Henrik Stahr will im Anschluß an dieses Ausstellungsprojekt noch die systematische Verbindung von Kriegsvorbereitungen und DRK-Mitgliederkonjunktur (und das nicht nur im Nationalsozialismus) untersuchen. Im Rahmen einer DRK -eigenen Ausstellung lassen sich solche Fragen anscheinend nicht aufgreifen.

Instrument der herrschenden Klasse

Wer will, findet aber hier und im Katalog noch viel unbekanntes Material. So gab es nach dem 1.Weltkrieg sogar eine pazifistische Strömung im DRK, die sich jedoch nicht lange halten konnte. Für sie war das Rote Kreuz bisher „zu sehr Instrument der herrschenden Klassen“. Selbst um den 8 -Stunden-Tag gab es 1919 in der Schwesternschaft eine monatelange Diskussion. Da sich die Befürworterinnen aber nicht durchsetzen konnten, blieb ihre Arbeit weiterhin nur eine „freiwillige Liebestätigkeit im Dienste des Nächsten“. So lebten und arbeiteten die Schwestern weiterhin ein ganzes Leben lang für ein Taschengeld im „Mutterhaus“, das gleichzeitig als Ausbildungsstätte, Interessenvertretung und Altersversorgungseinrichtung diente.

Leider wird diese Verbandsideologie des Dienens und des selbstlosen Helfens auch für fremde (sehr politische) Zwecke nie besonders hinterfragt.
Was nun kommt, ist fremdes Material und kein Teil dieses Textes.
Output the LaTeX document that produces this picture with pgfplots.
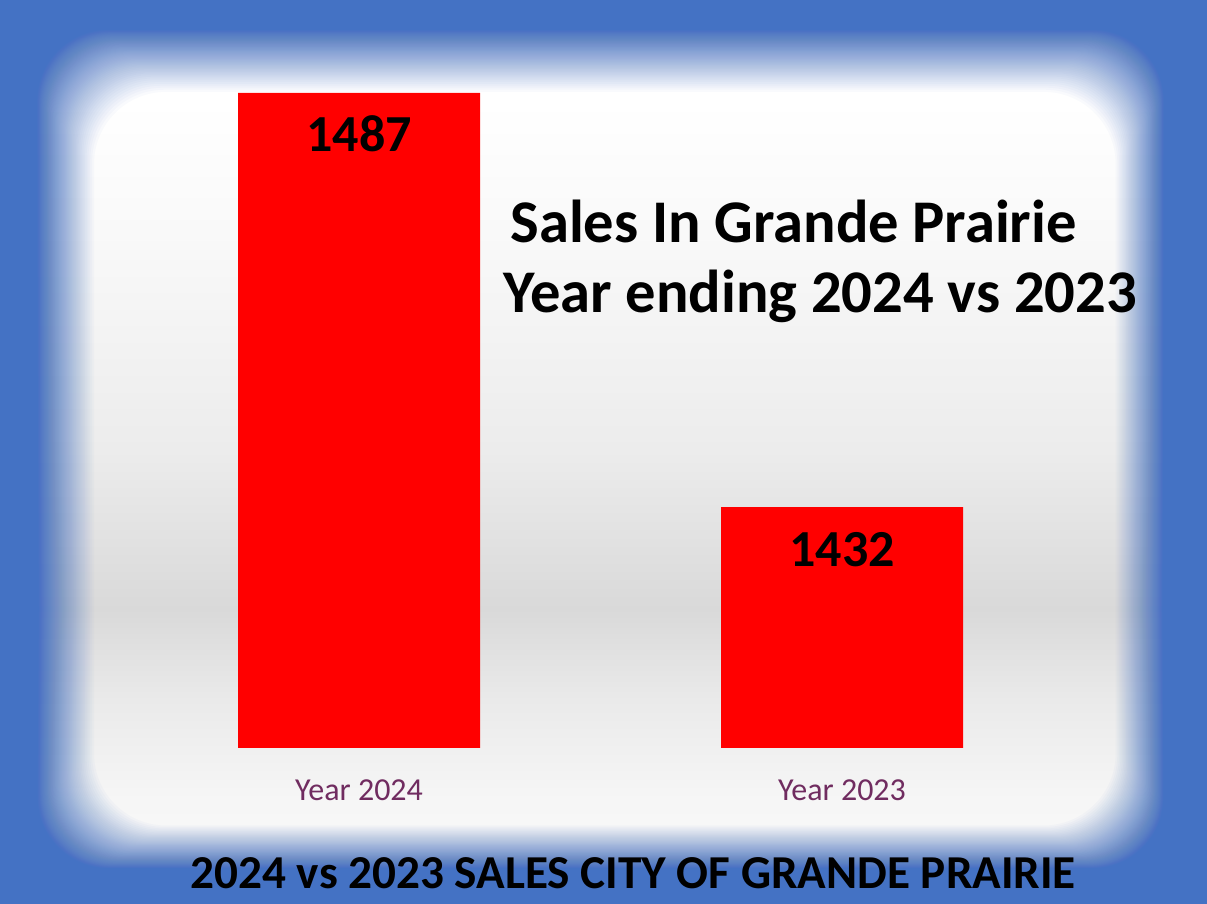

Ich hätte gerne mehr über das Bewußtsein der DRKler erfahren, über die obrigkeitsstaatliche Gesinnung und den Patriotismus auch der einfachen Mitglieder. Was hat sich heute daran geändert? Der Rundgang auf der Galerie über das Rote Kreuz von heute ist nur noch eine Bildergeschichte. Dabei hätte mich schon interessiert, wie sich das DRK, das seine eigene Wohlfahrtstätigkeit vom Subsidiaritätsprinzip herleitet, sich von diesem Prinzip als Finkscher Senatspolitik absetzt. Das wäre wahrscheinlich zuviel Politik gewesen. Denn das offizielle DRK hält sich ja immer noch für unpolitisch. Viel mehr über das Bewußtsein der DRKler konnte man auf ihrem dreitägigen 100-Geburtstagsfest zwischen Rettungszelten und Rettungswagen zu den Klängen der Gerry Balz Band erfahren.

Kruzifer

„Im Mittelpunkt der Mensch. Eine Geschichte des Roten Kreuzes in Berlin und Neukölln.“ Heimatmuseum Neukölln, Ganghoferstraße 3-5, 1-44, Mi 16-20, Do-Fr 12-16, Sa 13-18, So 12-16 Uhr, bis zum 3.10.